**Exercise brief:**
Below are entries to be transcribed exactly; exclude the pictures from the copy.

-- Begin Records provided --

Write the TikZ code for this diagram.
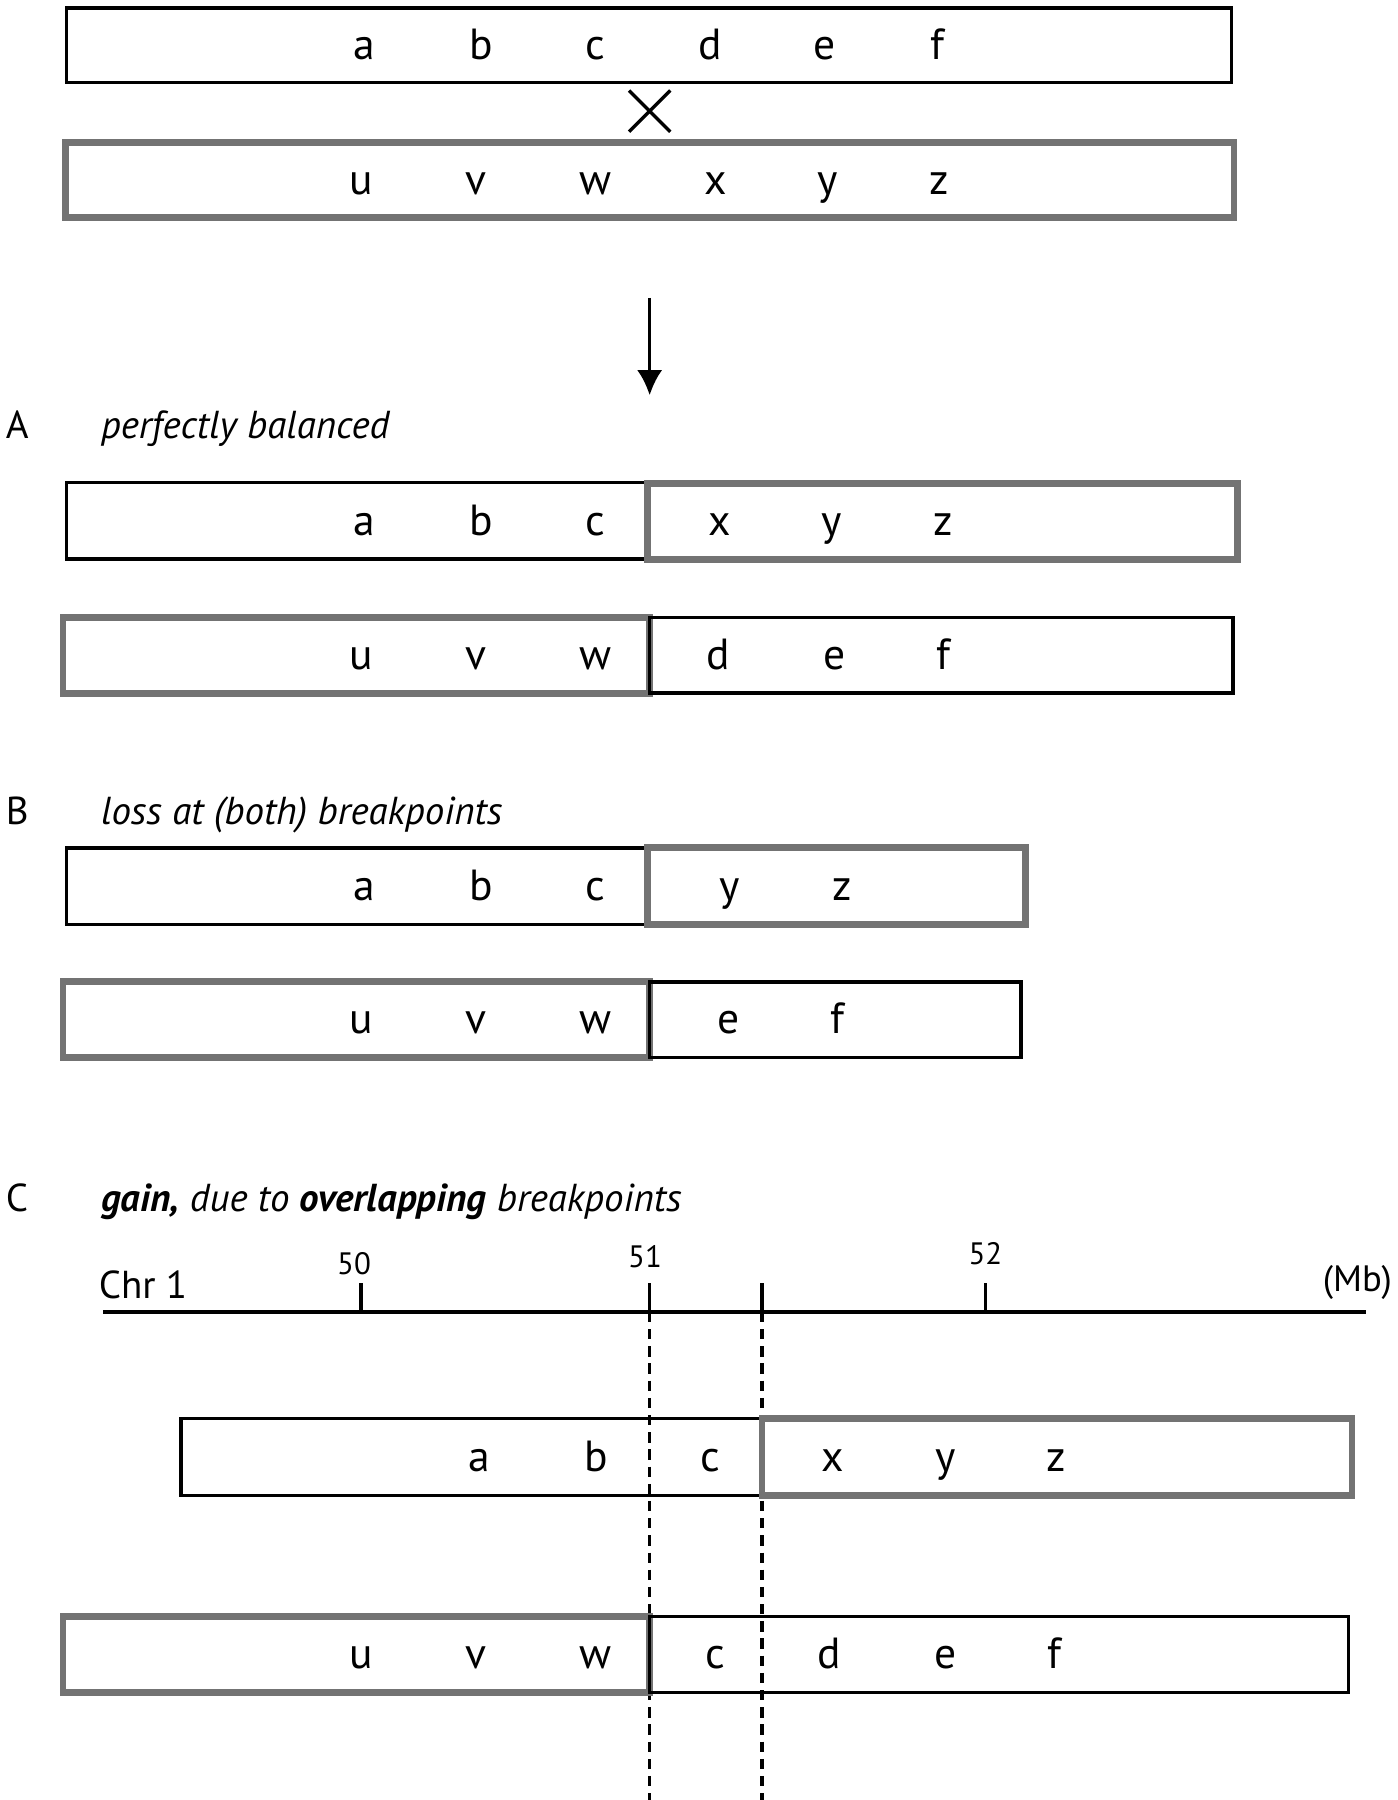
\documentclass[tikz,border=0pt]{standalone}
\usepackage{fontspec}
\usetikzlibrary{arrows.meta}
\setmainfont{PT Sans}
\begin{document}
\begin{tikzpicture}[x=1pt,y=-1pt,
  blk/.style={draw=black,line width=3pt},
  gry/.style={draw=black!55,line width=6pt},
  lt/.style={font=\fontsize{38}{40}\selectfont,inner sep=0pt,anchor=base},
  lab/.style={font=\fontsize{34}{40}\selectfont,inner sep=0pt,anchor=base west},
  sm/.style={font=\fontsize{27}{30}\selectfont,inner sep=0pt,anchor=base}]
\useasboundingbox (0,0) rectangle (1220,1571);
% top
\draw[blk] (58,7) rectangle (1075,72);
\draw[gry] (57,124) rectangle (1077,190);
\foreach \l/\x in {a/318,b/420,c/520,d/620,e/720,f/818} \node[lt] at (\x,52) {\l};
\foreach \l/\x in {u/315,v/415,w/520,x/625,y/722,z/820} \node[lt] at (\x,170) {\l};
\draw[line width=3pt] (549,79) -- (585,115) (585,79) -- (549,115);
\coordinate (as) at (567,260);
\coordinate (ae) at (567,345);
\draw[line width=3pt,-{Latex[length=22pt,width=22pt]}] (as) -- (ae);
% A
\node[lab] at (5,383) {A};
\node[lab] at (88,383) {\itshape perfectly balanced};
\draw[blk] (58,421) rectangle (565,488);
\draw[gry] (565,422) rectangle (1080,488);
\foreach \l/\x in {a/318,b/420,c/520,x/628,y/726,z/823} \node[lt] at (\x,467) {\l};
\draw[gry] (55,539) rectangle (567,605);
\draw[blk] (567,539) rectangle (1076,605);
\foreach \l/\x in {u/315,v/415,w/520,d/627,e/728,f/823} \node[lt] at (\x,584) {\l};
% B
\node[lab] at (5,720) {B};
\node[lab] at (88,720) {\itshape loss at (both) breakpoints};
\draw[blk] (58,740) rectangle (565,807);
\draw[gry] (565,740) rectangle (895,807);
\foreach \l/\x in {a/318,b/420,c/520,y/637,z/735} \node[lt] at (\x,786) {\l};
\draw[gry] (55,857) rectangle (567,923);
\draw[blk] (567,857) rectangle (891,923);
\foreach \l/\x in {u/315,v/415,w/520,e/636,f/731} \node[lt] at (\x,902) {\l};
% C
\node[lab] at (5,1057) {C};
\node[lab] at (88,1057) {\itshape\textbf{gain,} due to \textbf{overlapping} breakpoints};
\draw[line width=3pt] (90,1145) -- (1192,1145);
\node[lab] at (86,1133) {Chr 1};
\node[lab,font=\fontsize{32}{36}\selectfont,anchor=base east] at (1215,1127) {(Mb)};
\foreach \x in {315,567,665,860} \draw[line width=3pt] (\x,1145) -- (\x,1120);
\node[sm] at (309,1112) {50};
\node[sm] at (563,1106) {51};
\node[sm] at (860,1104) {52};
\draw[line width=3pt,dash pattern=on 9pt off 6pt] (567,1145) -- (567,1571) (665,1145) -- (665,1571);
\draw[blk] (158,1238) rectangle (665,1305);
\draw[gry] (665,1238) rectangle (1180,1305);
\foreach \l/\x in {a/418,b/520,c/620,x/727,y/825,z/922} \node[lt] at (\x,1284) {\l};
\draw[gry] (55,1411) rectangle (567,1477);
\draw[blk] (567,1411) rectangle (1177,1477);
\foreach \l/\x in {u/315,v/415,w/520,c/624,d/724,e/825,f/920} \node[lt] at (\x,1456) {\l};
\end{tikzpicture}
\end{document}
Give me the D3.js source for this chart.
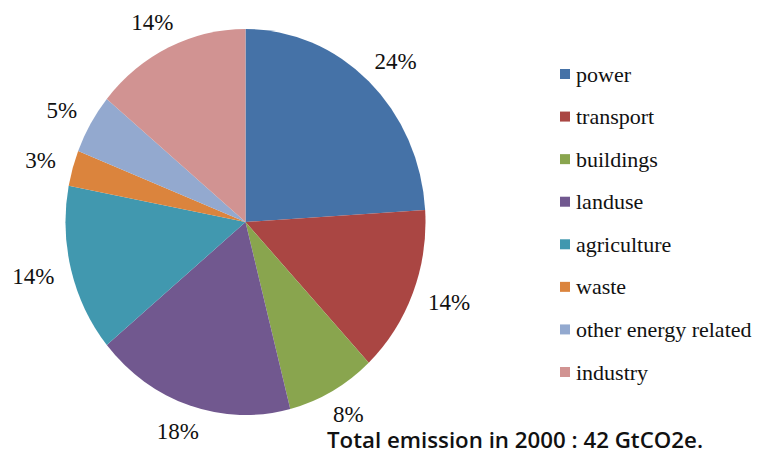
<html><head>
<style>
body { margin: 0; padding: 0; background: white; }
svg { display: block; }
.serif { font-family: "Liberation Serif", "Times New Roman", Tinos, "DejaVu Serif", "Noto Serif", serif; }
</style>
</head>
<body>
<svg id="chart" width="764" height="455"></svg>
<script src="https://d3js.org/d3.v7.min.js"></script>
<script>
const sectors = ["power", "transport", "buildings", "landuse", "agriculture", "waste", "other energy related", "industry"];
const shares = [24, 14, 8, 18, 14, 3, 5, 14];
const colors = ["#4572A7", "#AA4643", "#89A54E", "#71588F", "#4198AF", "#DB843D", "#93A9CF", "#D19392"];
const note = "Total emission in 2000 : 42 GtCO2e.";

const svg = d3.select("#chart");
const cx = 245.5, cy = 222, rx = 180, ry = 193;

const pie = d3.pie().sort(null).value(d => d.v);
const arcs = pie(shares.map((v, i) => ({ v, name: sectors[i] })));
const arc = d3.arc().innerRadius(0).outerRadius(rx);

svg.append("g")
  .attr("transform", `translate(${cx},${cy}) scale(1,${ry / rx})`)
  .selectAll("path")
  .data(arcs)
  .join("path")
  .attr("d", arc)
  .attr("fill", (d, i) => colors[i]);

// percentage labels, outside the edge like excel does it
const gap = 18;
const labels = svg.append("g")
  .attr("class", "serif")
  .style("font-size", "23px")
  .attr("fill", "#111");

arcs.forEach(d => {
  const a = (d.startAngle + d.endAngle) / 2;
  const ux = Math.sin(a), uy = -Math.cos(a);
  const ex = cx + rx * ux, ey = cy + ry * uy;
  const t = labels.append("text")
    .attr("text-anchor", "middle")
    .attr("dominant-baseline", "central")
    .text(d.data.v + "%");
  const w = t.node().getComputedTextLength(), h = 18;
  t.attr("x", ex + gap * ux + ux * w / 2)
   .attr("y", ey + gap * uy + uy * h / 2);
});

// legend
const ly = d3.scalePoint().domain(sectors).range([74, 372]);
const legend = svg.append("g")
  .attr("class", "serif")
  .style("font-size", "22px");

const item = legend.selectAll("g")
  .data(sectors)
  .join("g")
  .attr("transform", d => `translate(560,${ly(d)})`);

item.append("rect")
  .attr("x", 0).attr("y", -5)
  .attr("width", 10).attr("height", 10)
  .attr("fill", (d, i) => colors[i]);

item.append("text")
  .attr("x", 16)
  .attr("y", 0)
  .attr("dominant-baseline", "central")
  .attr("fill", "#111")
  .text(d => d);

svg.append("text")
  .attr("x", 327)
  .attr("y", 448)
  .attr("textLength", 376)
  .attr("lengthAdjust", "spacingAndGlyphs")
  .style("font-family", "'Open Sans', 'Noto Sans', sans-serif")
  .style("font-size", "21px")
  .style("font-weight", "600")
  .attr("fill", "#111")
  .text(note);
</script>
</body>
</html>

-- End Records provided --

**Finished answer:**
Write the TikZ code for this diagram.
\documentclass[tikz,border=0pt]{standalone}
\usepackage{fontspec}
\usetikzlibrary{arrows.meta}
\setmainfont{PT Sans}
\begin{document}
\begin{tikzpicture}[x=1pt,y=-1pt,
  blk/.style={draw=black,line width=3pt},
  gry/.style={draw=black!55,line width=6pt},
  lt/.style={font=\fontsize{38}{40}\selectfont,inner sep=0pt,anchor=base},
  lab/.style={font=\fontsize{34}{40}\selectfont,inner sep=0pt,anchor=base west},
  sm/.style={font=\fontsize{27}{30}\selectfont,inner sep=0pt,anchor=base}]
\useasboundingbox (0,0) rectangle (1220,1571);
% top
\draw[blk] (58,7) rectangle (1075,72);
\draw[gry] (57,124) rectangle (1077,190);
\foreach \l/\x in {a/318,b/420,c/520,d/620,e/720,f/818} \node[lt] at (\x,52) {\l};
\foreach \l/\x in {u/315,v/415,w/520,x/625,y/722,z/820} \node[lt] at (\x,170) {\l};
\draw[line width=3pt] (549,79) -- (585,115) (585,79) -- (549,115);
\coordinate (as) at (567,260);
\coordinate (ae) at (567,345);
\draw[line width=3pt,-{Latex[length=22pt,width=22pt]}] (as) -- (ae);
% A
\node[lab] at (5,383) {A};
\node[lab] at (88,383) {\itshape perfectly balanced};
\draw[blk] (58,421) rectangle (565,488);
\draw[gry] (565,422) rectangle (1080,488);
\foreach \l/\x in {a/318,b/420,c/520,x/628,y/726,z/823} \node[lt] at (\x,467) {\l};
\draw[gry] (55,539) rectangle (567,605);
\draw[blk] (567,539) rectangle (1076,605);
\foreach \l/\x in {u/315,v/415,w/520,d/627,e/728,f/823} \node[lt] at (\x,584) {\l};
% B
\node[lab] at (5,720) {B};
\node[lab] at (88,720) {\itshape loss at (both) breakpoints};
\draw[blk] (58,740) rectangle (565,807);
\draw[gry] (565,740) rectangle (895,807);
\foreach \l/\x in {a/318,b/420,c/520,y/637,z/735} \node[lt] at (\x,786) {\l};
\draw[gry] (55,857) rectangle (567,923);
\draw[blk] (567,857) rectangle (891,923);
\foreach \l/\x in {u/315,v/415,w/520,e/636,f/731} \node[lt] at (\x,902) {\l};
% C
\node[lab] at (5,1057) {C};
\node[lab] at (88,1057) {\itshape\textbf{gain,} due to \textbf{overlapping} breakpoints};
\draw[line width=3pt] (90,1145) -- (1192,1145);
\node[lab] at (86,1133) {Chr 1};
\node[lab,font=\fontsize{32}{36}\selectfont,anchor=base east] at (1215,1127) {(Mb)};
\foreach \x in {315,567,665,860} \draw[line width=3pt] (\x,1145) -- (\x,1120);
\node[sm] at (309,1112) {50};
\node[sm] at (563,1106) {51};
\node[sm] at (860,1104) {52};
\draw[line width=3pt,dash pattern=on 9pt off 6pt] (567,1145) -- (567,1571) (665,1145) -- (665,1571);
\draw[blk] (158,1238) rectangle (665,1305);
\draw[gry] (665,1238) rectangle (1180,1305);
\foreach \l/\x in {a/418,b/520,c/620,x/727,y/825,z/922} \node[lt] at (\x,1284) {\l};
\draw[gry] (55,1411) rectangle (567,1477);
\draw[blk] (567,1411) rectangle (1177,1477);
\foreach \l/\x in {u/315,v/415,w/520,c/624,d/724,e/825,f/920} \node[lt] at (\x,1456) {\l};
\end{tikzpicture}
\end{document}
Give me the D3.js source for this chart.
<html><head>
<style>
body { margin: 0; padding: 0; background: white; }
svg { display: block; }
.serif { font-family: "Liberation Serif", "Times New Roman", Tinos, "DejaVu Serif", "Noto Serif", serif; }
</style>
</head>
<body>
<svg id="chart" width="764" height="455"></svg>
<script src="https://d3js.org/d3.v7.min.js"></script>
<script>
const sectors = ["power", "transport", "buildings", "landuse", "agriculture", "waste", "other energy related", "industry"];
const shares = [24, 14, 8, 18, 14, 3, 5, 14];
const colors = ["#4572A7", "#AA4643", "#89A54E", "#71588F", "#4198AF", "#DB843D", "#93A9CF", "#D19392"];
const note = "Total emission in 2000 : 42 GtCO2e.";

const svg = d3.select("#chart");
const cx = 245.5, cy = 222, rx = 180, ry = 193;

const pie = d3.pie().sort(null).value(d => d.v);
const arcs = pie(shares.map((v, i) => ({ v, name: sectors[i] })));
const arc = d3.arc().innerRadius(0).outerRadius(rx);

svg.append("g")
  .attr("transform", `translate(${cx},${cy}) scale(1,${ry / rx})`)
  .selectAll("path")
  .data(arcs)
  .join("path")
  .attr("d", arc)
  .attr("fill", (d, i) => colors[i]);

// percentage labels, outside the edge like excel does it
const gap = 18;
const labels = svg.append("g")
  .attr("class", "serif")
  .style("font-size", "23px")
  .attr("fill", "#111");

arcs.forEach(d => {
  const a = (d.startAngle + d.endAngle) / 2;
  const ux = Math.sin(a), uy = -Math.cos(a);
  const ex = cx + rx * ux, ey = cy + ry * uy;
  const t = labels.append("text")
    .attr("text-anchor", "middle")
    .attr("dominant-baseline", "central")
    .text(d.data.v + "%");
  const w = t.node().getComputedTextLength(), h = 18;
  t.attr("x", ex + gap * ux + ux * w / 2)
   .attr("y", ey + gap * uy + uy * h / 2);
});

// legend
const ly = d3.scalePoint().domain(sectors).range([74, 372]);
const legend = svg.append("g")
  .attr("class", "serif")
  .style("font-size", "22px");

const item = legend.selectAll("g")
  .data(sectors)
  .join("g")
  .attr("transform", d => `translate(560,${ly(d)})`);

item.append("rect")
  .attr("x", 0).attr("y", -5)
  .attr("width", 10).attr("height", 10)
  .attr("fill", (d, i) => colors[i]);

item.append("text")
  .attr("x", 16)
  .attr("y", 0)
  .attr("dominant-baseline", "central")
  .attr("fill", "#111")
  .text(d => d);

svg.append("text")
  .attr("x", 327)
  .attr("y", 448)
  .attr("textLength", 376)
  .attr("lengthAdjust", "spacingAndGlyphs")
  .style("font-family", "'Open Sans', 'Noto Sans', sans-serif")
  .style("font-size", "21px")
  .style("font-weight", "600")
  .attr("fill", "#111")
  .text(note);
</script>
</body>
</html>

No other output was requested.